For the time being, we're going to operate autonomously, and continue to publish under the Khush brand. There's not a lot changing in the short term. We're going to let the integration happen naturally. If we launch app where it makes sense to use [Smule's] resources, I'll ask for it. We'll share knowledge, userbases and resources when it makes sense. But I don't want to force the integration--want it to happen naturally.

It's definitely going to be different. We're a small company that's raised very little funding. I didn't have a boss--it's been me and the other two co-founders making decisions on our own. These things are all going to change. Smule has raised funding from top-tier VCs. They have a board. I now report to Smule's CEO [Jeff Smith] But these are things we talked about, and I got comfortable during that process.

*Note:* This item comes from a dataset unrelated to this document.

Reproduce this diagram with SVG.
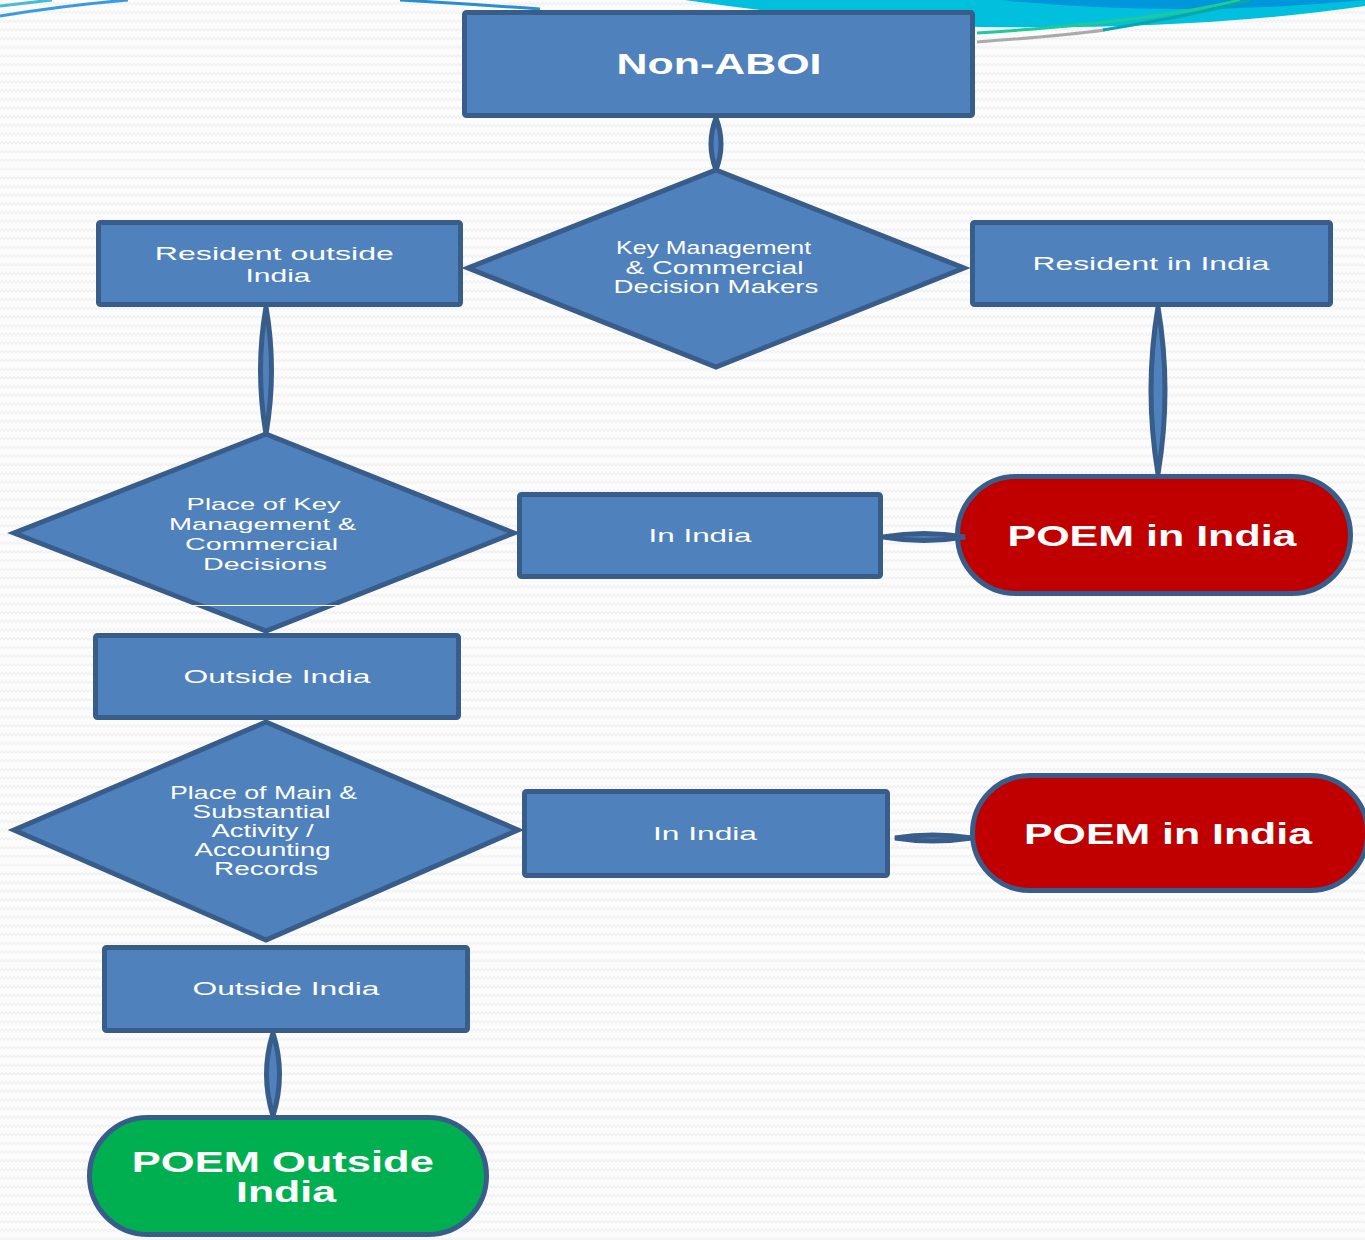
<svg xmlns="http://www.w3.org/2000/svg" width="1365" height="1240" viewBox="0 0 1365 1240">
  <style>
    .box { fill: #4F81BD; stroke: #385D8A; stroke-width: 5; }
    .dia { fill: #4F81BD; stroke: #385D8A; stroke-width: 5; stroke-linejoin: miter; }
    .conn { fill: #4F81BD; stroke: #385D8A; stroke-width: 5; }
    .red { fill: #C00000; stroke: #385D8A; stroke-width: 5; }
    .green { fill: #00B050; stroke: #385D8A; stroke-width: 5; }
    .t { font-family: "Liberation Sans", Arial, sans-serif; fill: #FFFFFF; text-anchor: middle; }
    .b { font-weight: bold; }
  </style>
  <defs>
    <pattern id="bg" width="8" height="8.7" patternUnits="userSpaceOnUse">
      <rect width="8" height="8.7" fill="#FCFCFC"/>
      <path d="M0,5 L2,2.5 L4,5 L6,2.5 L8,5" fill="none" stroke="#EFEFEF" stroke-width="1"/>
    </pattern>
  </defs>
  <rect width="1365" height="1240" fill="url(#bg)"/>

  <g id="decoration">
    <path d="M685,0 Q850,24 980,27 Q1200,30 1365,6 L1365,0 Z" fill="#00C0DD"/>
    <path d="M1000,0 Q1180,18 1365,0 Z" fill="#0096DC"/>
    <path d="M977,33 Q1150,22 1240,0" fill="none" stroke="#1EC99A" stroke-width="3"/>
    <path d="M977,42 Q1060,36 1105,30" fill="none" stroke="#AAAAAA" stroke-width="3"/>
    <path d="M1103,30 Q1200,14 1250,0" fill="none" stroke="#0AA5A8" stroke-width="3"/>
    <path d="M0,16 Q60,6 128,0" fill="none" stroke="#3C9BE0" stroke-width="3"/>
    <path d="M0,6 L52,0" fill="none" stroke="#4BBCD0" stroke-width="3"/>
    <path d="M400,0 Q470,4 540,9" fill="none" stroke="#2A8FD0" stroke-width="3"/>
  </g>

  <g id="connectors">
    <path class="conn" d="M716,118 Q726,144 716,170 Q706,144 716,118 Z"/>
    <path class="conn" d="M266,307 Q277,370 266,434 Q255,370 266,307 Z"/>
    <path class="conn" d="M1158,307 Q1172,390 1158,474 Q1144,390 1158,307 Z"/>
    <path class="conn" d="M273,1033 Q286,1074 273,1116 Q260,1074 273,1033 Z"/>
  </g>

  <g id="n-nonaboi">
    <rect class="box" x="464.5" y="12.5" width="508" height="103" rx="2"/>
    <text class="t b" x="719" y="74" font-size="29" textLength="205" lengthAdjust="spacingAndGlyphs">Non-ABOI</text>
  </g>

  <g id="n-keymgmt">
    <polygon class="dia" points="716,170 964,268 716,367 468,268"/>
    <text class="t" font-size="17.5">
      <tspan x="716" y="254" textLength="195" lengthAdjust="spacingAndGlyphs">Key Management</tspan>
      <tspan x="717" y="274" textLength="178" lengthAdjust="spacingAndGlyphs">&amp; Commercial</tspan>
      <tspan x="716" y="293" textLength="205" lengthAdjust="spacingAndGlyphs">Decision Makers</tspan>
    </text>
  </g>

  <g id="n-resout">
    <rect class="box" x="98.5" y="222.5" width="362" height="82" rx="2"/>
    <text class="t" font-size="19">
      <tspan x="277" y="260" textLength="239" lengthAdjust="spacingAndGlyphs">Resident outside</tspan>
      <tspan x="278" y="282" textLength="65" lengthAdjust="spacingAndGlyphs">India</tspan>
    </text>
  </g>

  <g id="n-resin">
    <rect class="box" x="972.5" y="222.5" width="358" height="82" rx="2"/>
    <text class="t" x="1151" y="270" font-size="19" textLength="237" lengthAdjust="spacingAndGlyphs">Resident in India</text>
  </g>

  <g id="n-placekey">
    <polygon class="dia" points="266,434 514,533 266,631 14,533"/>
    <line x1="185" y1="605.5" x2="345" y2="605.5" stroke="#FFFFFF" stroke-width="1"/>
    <text class="t" font-size="17">
      <tspan x="266" y="510" textLength="154" lengthAdjust="spacingAndGlyphs">Place of Key</tspan>
      <tspan x="265" y="530" textLength="187" lengthAdjust="spacingAndGlyphs">Management &amp;</tspan>
      <tspan x="264" y="550" textLength="153" lengthAdjust="spacingAndGlyphs">Commercial</tspan>
      <tspan x="265" y="570" textLength="124" lengthAdjust="spacingAndGlyphs">Decisions</tspan>
    </text>
  </g>

  <g id="n-inindia1">
    <rect class="box" x="519.5" y="494.5" width="361" height="82" rx="2"/>
    <text class="t" x="700" y="542" font-size="19" textLength="103" lengthAdjust="spacingAndGlyphs">In  India</text>
  </g>

  <g id="n-poem1">
    <rect class="red" x="957.5" y="476.5" width="393" height="117" rx="58.5"/>
    <text class="t b" x="1152" y="546" font-size="30" textLength="289" lengthAdjust="spacingAndGlyphs">POEM in India</text>
  </g>
  <path class="conn" d="M883,537 Q924,530 965,537 Q924,544 883,537 Z"/>

  <g id="n-outside1">
    <rect class="box" x="95.5" y="635.5" width="363" height="82" rx="2"/>
    <text class="t" x="277" y="683" font-size="19" textLength="187" lengthAdjust="spacingAndGlyphs">Outside India</text>
  </g>

  <g id="n-placemain">
    <polygon class="dia" points="266,722 518,830 266,940 14,830"/>
    <text class="t" font-size="17.5">
      <tspan x="266" y="799" textLength="187" lengthAdjust="spacingAndGlyphs">Place of Main &amp;</tspan>
      <tspan x="264" y="818" textLength="138" lengthAdjust="spacingAndGlyphs">Substantial</tspan>
      <tspan x="265" y="837" textLength="102" lengthAdjust="spacingAndGlyphs">Activity  /</tspan>
      <tspan x="265" y="856" textLength="136" lengthAdjust="spacingAndGlyphs">Accounting</tspan>
      <tspan x="266" y="875" textLength="104" lengthAdjust="spacingAndGlyphs">Records</tspan>
    </text>
  </g>

  <g id="n-inindia2">
    <rect class="box" x="524.5" y="791.5" width="363" height="84" rx="2"/>
    <text class="t" x="705" y="840" font-size="19" textLength="104" lengthAdjust="spacingAndGlyphs">In  India</text>
  </g>

  <g id="n-poem2">
    <rect class="red" x="972.5" y="775.5" width="395" height="115" rx="57.5"/>
    <text class="t b" x="1168" y="844" font-size="30" textLength="288" lengthAdjust="spacingAndGlyphs">POEM in India</text>
  </g>
  <path class="conn" d="M895,838 Q932,832 972,838 Q932,844 895,838 Z"/>

  <g id="n-outside2">
    <rect class="box" x="104.5" y="947.5" width="363" height="83" rx="2"/>
    <text class="t" x="286" y="995" font-size="19" textLength="187" lengthAdjust="spacingAndGlyphs">Outside India</text>
  </g>

  <g id="n-poemout">
    <rect class="green" x="89.5" y="1117.5" width="397" height="117" rx="58.5"/>
    <text class="t b" font-size="30">
      <tspan x="287" y="1172" textLength="302" lengthAdjust="spacingAndGlyphs">POEM Outside</tspan>
      <tspan x="286" y="1202" textLength="100" lengthAdjust="spacingAndGlyphs">India</tspan>
    </text>
  </g>
</svg>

We have a great working relationship.

Gupta's advice for aspiring mobile developers: Getting your app noticed is really hard, even when you're a big developer. But you can't give up. Just don't expect that you're going to move up the charts right away, or that you'll stay there.

With LaDiDa, it took us months, but we didn't get discouraged. We launched in October 2009, and for the first few months, we were nowhere. We were getting a few hundred downloads a month. But in February 2010, we launched an update with new effects, and we started marketing the new functionality. That helped get us noticed. People were telling us they liked it, but they felt intimidated, so we started marketing it as an app for bad singers, and that changed the perception from [an] app only for good musicians to an app for everyone. We just had to get in front of the right people.